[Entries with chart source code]
------------
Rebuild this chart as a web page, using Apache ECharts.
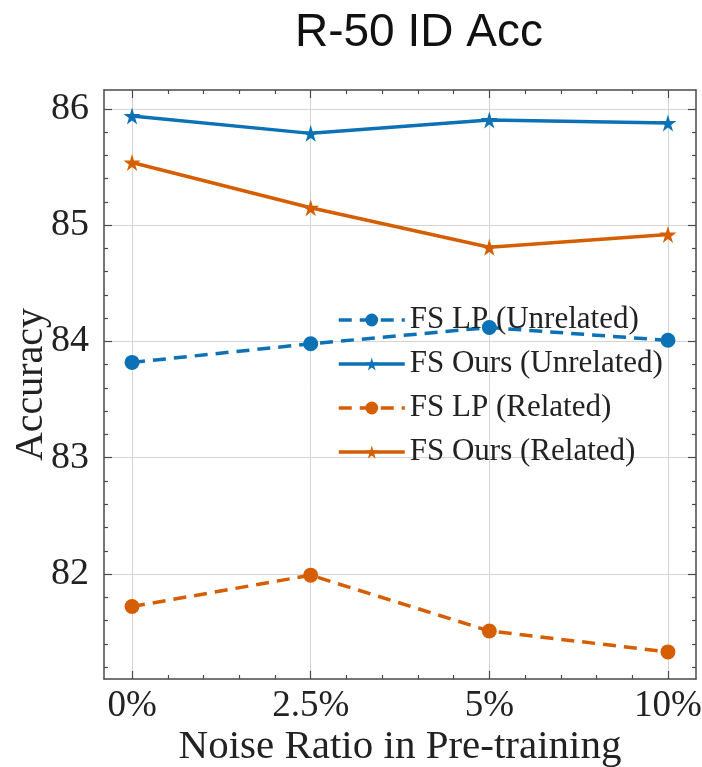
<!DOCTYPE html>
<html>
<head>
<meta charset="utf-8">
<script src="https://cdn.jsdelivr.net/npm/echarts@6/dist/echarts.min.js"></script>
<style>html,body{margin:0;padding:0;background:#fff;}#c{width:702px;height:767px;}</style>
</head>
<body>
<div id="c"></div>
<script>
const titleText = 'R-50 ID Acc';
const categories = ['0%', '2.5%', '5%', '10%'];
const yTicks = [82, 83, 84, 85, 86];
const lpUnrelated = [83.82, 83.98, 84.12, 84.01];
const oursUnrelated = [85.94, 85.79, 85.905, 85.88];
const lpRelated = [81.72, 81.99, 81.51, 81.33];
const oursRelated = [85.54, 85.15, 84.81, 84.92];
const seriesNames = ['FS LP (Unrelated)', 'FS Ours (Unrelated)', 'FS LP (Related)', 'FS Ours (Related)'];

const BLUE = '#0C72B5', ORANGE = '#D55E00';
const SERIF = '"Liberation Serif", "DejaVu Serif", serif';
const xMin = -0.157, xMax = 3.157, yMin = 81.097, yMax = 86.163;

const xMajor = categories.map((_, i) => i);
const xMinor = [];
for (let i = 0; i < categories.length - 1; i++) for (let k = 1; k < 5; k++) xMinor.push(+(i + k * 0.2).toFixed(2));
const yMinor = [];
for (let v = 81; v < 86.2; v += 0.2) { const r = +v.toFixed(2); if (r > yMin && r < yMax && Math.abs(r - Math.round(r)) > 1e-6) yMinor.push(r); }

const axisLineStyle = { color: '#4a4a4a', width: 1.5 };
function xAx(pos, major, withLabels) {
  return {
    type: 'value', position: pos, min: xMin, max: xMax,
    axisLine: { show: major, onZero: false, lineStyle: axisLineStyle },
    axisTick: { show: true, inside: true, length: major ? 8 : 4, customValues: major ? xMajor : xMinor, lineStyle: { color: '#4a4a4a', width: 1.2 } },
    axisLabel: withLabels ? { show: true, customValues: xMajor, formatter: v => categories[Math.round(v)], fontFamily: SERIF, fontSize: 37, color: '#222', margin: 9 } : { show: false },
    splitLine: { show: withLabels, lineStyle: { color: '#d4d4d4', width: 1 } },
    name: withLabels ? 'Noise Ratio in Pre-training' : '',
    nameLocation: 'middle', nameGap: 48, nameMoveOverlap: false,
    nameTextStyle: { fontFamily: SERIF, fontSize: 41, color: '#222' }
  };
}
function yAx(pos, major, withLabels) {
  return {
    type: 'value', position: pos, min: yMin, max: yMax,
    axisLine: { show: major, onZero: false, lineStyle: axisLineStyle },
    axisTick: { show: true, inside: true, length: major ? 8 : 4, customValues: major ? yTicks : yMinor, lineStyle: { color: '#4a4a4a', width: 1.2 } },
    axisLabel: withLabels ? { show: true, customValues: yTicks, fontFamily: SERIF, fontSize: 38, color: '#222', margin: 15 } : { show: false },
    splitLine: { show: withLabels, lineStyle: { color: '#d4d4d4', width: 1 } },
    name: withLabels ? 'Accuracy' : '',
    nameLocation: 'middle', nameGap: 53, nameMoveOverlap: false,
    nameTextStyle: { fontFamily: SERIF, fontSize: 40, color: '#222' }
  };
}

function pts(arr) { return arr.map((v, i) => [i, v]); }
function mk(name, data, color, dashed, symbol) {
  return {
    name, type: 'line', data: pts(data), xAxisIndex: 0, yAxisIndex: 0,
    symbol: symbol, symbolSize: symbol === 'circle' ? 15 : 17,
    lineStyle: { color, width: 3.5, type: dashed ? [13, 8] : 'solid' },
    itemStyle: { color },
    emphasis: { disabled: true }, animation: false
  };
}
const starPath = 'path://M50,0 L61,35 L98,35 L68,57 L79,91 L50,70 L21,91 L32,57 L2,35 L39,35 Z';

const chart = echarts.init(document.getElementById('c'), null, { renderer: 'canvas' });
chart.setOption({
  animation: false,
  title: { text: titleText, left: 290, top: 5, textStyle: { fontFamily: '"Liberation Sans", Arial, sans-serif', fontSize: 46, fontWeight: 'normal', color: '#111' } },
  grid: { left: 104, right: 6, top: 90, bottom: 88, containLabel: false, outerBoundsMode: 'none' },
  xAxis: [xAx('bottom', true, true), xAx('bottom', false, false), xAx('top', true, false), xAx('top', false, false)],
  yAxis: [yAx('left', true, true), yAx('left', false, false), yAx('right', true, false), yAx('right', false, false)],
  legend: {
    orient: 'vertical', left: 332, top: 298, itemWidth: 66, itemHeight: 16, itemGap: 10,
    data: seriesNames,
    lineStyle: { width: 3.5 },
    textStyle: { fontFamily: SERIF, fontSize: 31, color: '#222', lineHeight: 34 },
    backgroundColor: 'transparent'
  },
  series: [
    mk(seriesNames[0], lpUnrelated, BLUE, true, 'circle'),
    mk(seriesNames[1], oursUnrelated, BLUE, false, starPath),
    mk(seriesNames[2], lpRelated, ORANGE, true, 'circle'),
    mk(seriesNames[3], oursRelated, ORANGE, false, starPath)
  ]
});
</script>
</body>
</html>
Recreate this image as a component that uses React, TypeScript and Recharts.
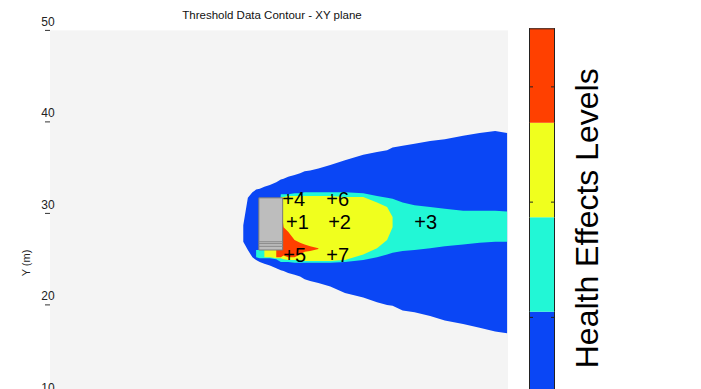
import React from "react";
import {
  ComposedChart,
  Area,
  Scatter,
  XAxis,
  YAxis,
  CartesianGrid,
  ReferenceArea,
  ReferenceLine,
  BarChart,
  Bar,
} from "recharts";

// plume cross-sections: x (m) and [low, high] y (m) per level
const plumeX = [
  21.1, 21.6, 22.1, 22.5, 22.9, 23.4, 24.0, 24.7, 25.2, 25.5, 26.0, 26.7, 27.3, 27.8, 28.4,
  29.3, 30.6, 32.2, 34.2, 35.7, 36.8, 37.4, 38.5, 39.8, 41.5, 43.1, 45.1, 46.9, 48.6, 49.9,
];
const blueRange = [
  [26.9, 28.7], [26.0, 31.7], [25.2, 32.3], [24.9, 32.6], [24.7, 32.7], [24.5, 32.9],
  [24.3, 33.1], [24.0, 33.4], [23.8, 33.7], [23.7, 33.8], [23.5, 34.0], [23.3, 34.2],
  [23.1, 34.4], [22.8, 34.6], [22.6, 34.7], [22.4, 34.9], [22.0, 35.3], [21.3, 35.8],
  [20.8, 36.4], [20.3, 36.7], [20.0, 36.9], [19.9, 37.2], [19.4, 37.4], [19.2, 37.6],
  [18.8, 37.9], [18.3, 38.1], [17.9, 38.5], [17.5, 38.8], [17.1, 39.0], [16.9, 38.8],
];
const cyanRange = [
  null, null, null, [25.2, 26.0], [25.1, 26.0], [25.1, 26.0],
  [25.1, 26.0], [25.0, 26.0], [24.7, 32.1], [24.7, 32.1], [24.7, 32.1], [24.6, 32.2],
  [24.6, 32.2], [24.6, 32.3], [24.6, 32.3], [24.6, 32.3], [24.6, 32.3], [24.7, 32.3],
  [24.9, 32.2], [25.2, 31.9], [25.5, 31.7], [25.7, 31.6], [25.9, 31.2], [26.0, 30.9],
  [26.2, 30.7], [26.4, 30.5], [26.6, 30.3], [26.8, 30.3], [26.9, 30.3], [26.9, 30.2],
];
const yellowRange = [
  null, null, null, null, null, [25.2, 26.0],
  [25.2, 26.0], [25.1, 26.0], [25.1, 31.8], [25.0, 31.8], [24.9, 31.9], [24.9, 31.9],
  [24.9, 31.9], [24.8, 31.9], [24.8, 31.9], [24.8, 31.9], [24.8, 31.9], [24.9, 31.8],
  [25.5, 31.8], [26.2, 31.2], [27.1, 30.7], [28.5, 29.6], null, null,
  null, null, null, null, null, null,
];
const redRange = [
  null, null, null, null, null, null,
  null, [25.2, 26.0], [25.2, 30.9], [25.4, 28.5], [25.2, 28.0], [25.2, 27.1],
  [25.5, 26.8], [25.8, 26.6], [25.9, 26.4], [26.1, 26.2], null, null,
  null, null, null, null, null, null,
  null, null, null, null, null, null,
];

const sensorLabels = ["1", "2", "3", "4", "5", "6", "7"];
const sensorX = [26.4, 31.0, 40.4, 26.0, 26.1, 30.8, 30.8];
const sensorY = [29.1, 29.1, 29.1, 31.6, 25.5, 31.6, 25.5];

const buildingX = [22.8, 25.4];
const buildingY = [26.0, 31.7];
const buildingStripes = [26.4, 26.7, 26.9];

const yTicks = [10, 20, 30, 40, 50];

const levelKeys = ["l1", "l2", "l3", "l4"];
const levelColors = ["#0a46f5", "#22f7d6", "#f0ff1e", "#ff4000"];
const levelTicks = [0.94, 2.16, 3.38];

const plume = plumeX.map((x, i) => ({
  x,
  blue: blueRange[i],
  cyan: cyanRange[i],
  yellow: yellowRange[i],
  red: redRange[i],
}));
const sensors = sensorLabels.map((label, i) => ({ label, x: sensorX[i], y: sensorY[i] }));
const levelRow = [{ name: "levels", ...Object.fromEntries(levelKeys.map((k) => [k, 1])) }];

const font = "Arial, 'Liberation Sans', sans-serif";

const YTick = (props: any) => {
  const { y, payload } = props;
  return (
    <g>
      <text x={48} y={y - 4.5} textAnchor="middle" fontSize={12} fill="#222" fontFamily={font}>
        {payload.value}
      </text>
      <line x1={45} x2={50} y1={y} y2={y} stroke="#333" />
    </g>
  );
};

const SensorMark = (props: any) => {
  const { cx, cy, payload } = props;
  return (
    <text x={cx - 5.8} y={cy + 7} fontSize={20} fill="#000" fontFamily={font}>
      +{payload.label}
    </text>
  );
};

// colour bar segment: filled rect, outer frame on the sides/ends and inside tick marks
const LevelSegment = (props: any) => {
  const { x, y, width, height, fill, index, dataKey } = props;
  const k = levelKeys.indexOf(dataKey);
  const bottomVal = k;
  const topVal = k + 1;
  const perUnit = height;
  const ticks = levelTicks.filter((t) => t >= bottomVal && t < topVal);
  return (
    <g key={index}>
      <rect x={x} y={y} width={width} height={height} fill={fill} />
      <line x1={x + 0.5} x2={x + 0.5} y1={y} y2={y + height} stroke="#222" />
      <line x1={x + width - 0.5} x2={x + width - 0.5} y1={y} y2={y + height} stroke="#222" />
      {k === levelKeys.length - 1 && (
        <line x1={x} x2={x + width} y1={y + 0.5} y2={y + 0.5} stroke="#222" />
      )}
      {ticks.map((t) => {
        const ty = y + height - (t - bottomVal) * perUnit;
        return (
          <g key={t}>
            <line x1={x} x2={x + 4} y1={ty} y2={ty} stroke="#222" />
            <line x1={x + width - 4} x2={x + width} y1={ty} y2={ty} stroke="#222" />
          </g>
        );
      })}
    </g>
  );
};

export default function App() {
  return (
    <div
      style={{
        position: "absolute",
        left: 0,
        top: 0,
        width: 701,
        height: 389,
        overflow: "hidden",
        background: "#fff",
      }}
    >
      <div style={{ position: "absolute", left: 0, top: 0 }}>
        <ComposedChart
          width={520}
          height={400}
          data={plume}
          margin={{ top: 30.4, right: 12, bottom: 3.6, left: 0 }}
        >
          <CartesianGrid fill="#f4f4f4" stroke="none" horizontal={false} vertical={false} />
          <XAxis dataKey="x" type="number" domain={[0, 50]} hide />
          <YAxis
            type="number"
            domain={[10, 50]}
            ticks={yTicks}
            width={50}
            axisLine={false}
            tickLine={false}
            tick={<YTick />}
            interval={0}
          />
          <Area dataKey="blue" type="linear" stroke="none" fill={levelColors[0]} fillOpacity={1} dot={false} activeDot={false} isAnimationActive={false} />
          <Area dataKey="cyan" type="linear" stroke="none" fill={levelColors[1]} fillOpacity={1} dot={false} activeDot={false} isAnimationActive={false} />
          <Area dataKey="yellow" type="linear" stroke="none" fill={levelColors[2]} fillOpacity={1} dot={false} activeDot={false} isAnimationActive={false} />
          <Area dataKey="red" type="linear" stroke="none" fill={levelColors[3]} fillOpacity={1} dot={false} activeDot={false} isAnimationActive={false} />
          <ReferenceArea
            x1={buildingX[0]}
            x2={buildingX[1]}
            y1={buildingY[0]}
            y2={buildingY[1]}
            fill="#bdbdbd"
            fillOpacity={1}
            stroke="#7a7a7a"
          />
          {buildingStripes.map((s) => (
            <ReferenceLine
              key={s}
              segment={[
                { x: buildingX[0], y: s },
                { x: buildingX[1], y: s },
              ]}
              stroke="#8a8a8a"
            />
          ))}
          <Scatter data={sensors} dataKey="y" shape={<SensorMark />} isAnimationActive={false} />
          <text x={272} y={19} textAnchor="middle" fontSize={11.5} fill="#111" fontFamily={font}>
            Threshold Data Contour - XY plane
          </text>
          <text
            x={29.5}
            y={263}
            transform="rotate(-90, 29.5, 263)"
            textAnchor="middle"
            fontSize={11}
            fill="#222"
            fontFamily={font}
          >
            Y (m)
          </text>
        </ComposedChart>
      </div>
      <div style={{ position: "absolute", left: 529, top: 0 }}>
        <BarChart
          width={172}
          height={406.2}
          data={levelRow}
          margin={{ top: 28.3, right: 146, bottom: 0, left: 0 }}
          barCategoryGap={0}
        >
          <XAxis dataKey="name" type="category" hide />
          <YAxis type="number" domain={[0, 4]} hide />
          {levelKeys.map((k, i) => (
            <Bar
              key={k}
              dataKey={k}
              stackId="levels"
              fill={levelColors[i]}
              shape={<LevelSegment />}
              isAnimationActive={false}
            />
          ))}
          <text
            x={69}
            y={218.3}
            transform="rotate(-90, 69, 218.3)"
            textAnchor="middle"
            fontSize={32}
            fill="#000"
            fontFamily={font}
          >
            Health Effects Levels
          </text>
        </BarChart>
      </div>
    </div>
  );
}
------------
> **Task objective**
Copy only the part of the records that runs from the first line to the line with "const xMin = -0.157, xMax", ends included, leaving pictures out.

> **Result for this exercise**
Rebuild this chart as a web page, using Apache ECharts.
<!DOCTYPE html>
<html>
<head>
<meta charset="utf-8">
<script src="https://cdn.jsdelivr.net/npm/echarts@6/dist/echarts.min.js"></script>
<style>html,body{margin:0;padding:0;background:#fff;}#c{width:702px;height:767px;}</style>
</head>
<body>
<div id="c"></div>
<script>
const titleText = 'R-50 ID Acc';
const categories = ['0%', '2.5%', '5%', '10%'];
const yTicks = [82, 83, 84, 85, 86];
const lpUnrelated = [83.82, 83.98, 84.12, 84.01];
const oursUnrelated = [85.94, 85.79, 85.905, 85.88];
const lpRelated = [81.72, 81.99, 81.51, 81.33];
const oursRelated = [85.54, 85.15, 84.81, 84.92];
const seriesNames = ['FS LP (Unrelated)', 'FS Ours (Unrelated)', 'FS LP (Related)', 'FS Ours (Related)'];

const BLUE = '#0C72B5', ORANGE = '#D55E00';
const SERIF = '"Liberation Serif", "DejaVu Serif", serif';
const xMin = -0.157, xMax = 3.157, yMin = 81.097, yMax = 86.163;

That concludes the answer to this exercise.